As a writer, I suffer from a disability that I suspect isn’t unique. I am never pleased with anything I write. There must be, my critical self nags, a better idea to write about or a better way to write what I just wrote.

Perhaps it is this disability that has forced me to work as a journalist, rather than, say, a novelist. For example, both the aforementioned problems go away when I’m on an assignment.

The first disappears because once my idea has been accepted by an editor, I know that’s what I have to write about. The second vanishes because the acceptance comes with a deadline, which I’m forced to honour so it keeps my easy-to-distract mind on a leash.

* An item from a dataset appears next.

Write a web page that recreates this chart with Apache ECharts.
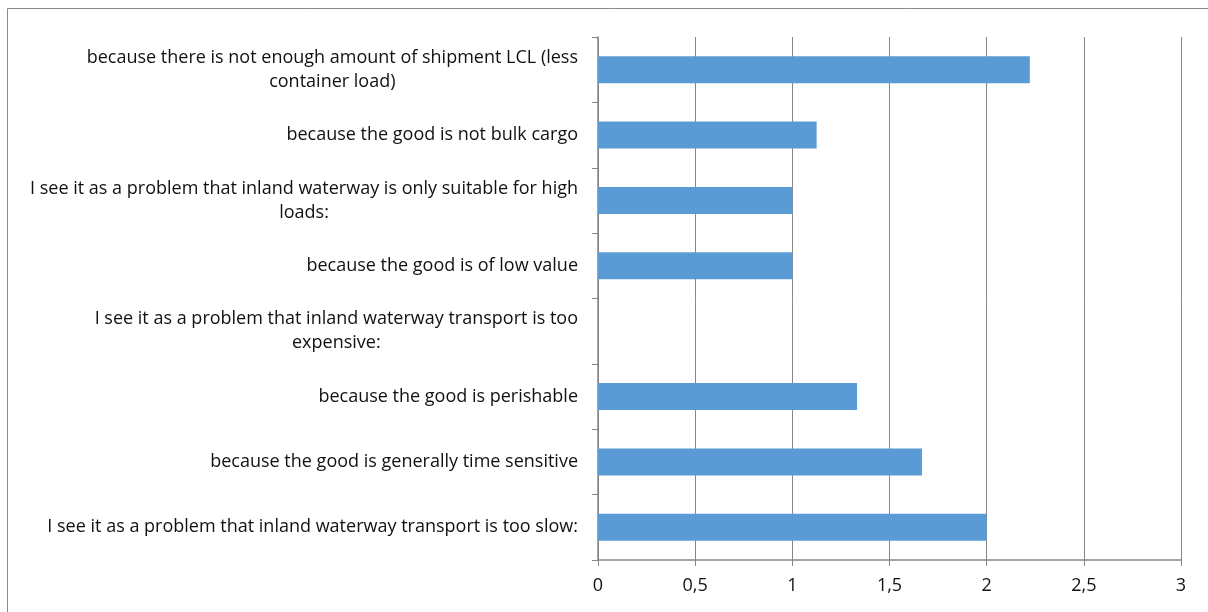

This it turns out isn’t a bad way of learning to be a writer. As it happens, Neil Gaiman, a best-selling English author of fiction and comics, found that the restrictions placed on him as a journalist were great for learning to be a creative writer.

In an interview for the Financial Times, he said:

(After school I went) straight into work, as a journalist – a wonderful thing for a writer. You learn you can ask questions, you learn compression and you learn probably the single most important thing for any writer: delivering more or less on time.

Of course, the idea of tethering your mind to a task at hand isn’t a new productivity tool. What is counter-intuitive, though, is that putting yourself in a box that is governed by self-set rules does not kill creativity. If anything, it is enhanced in a way that may produce more results.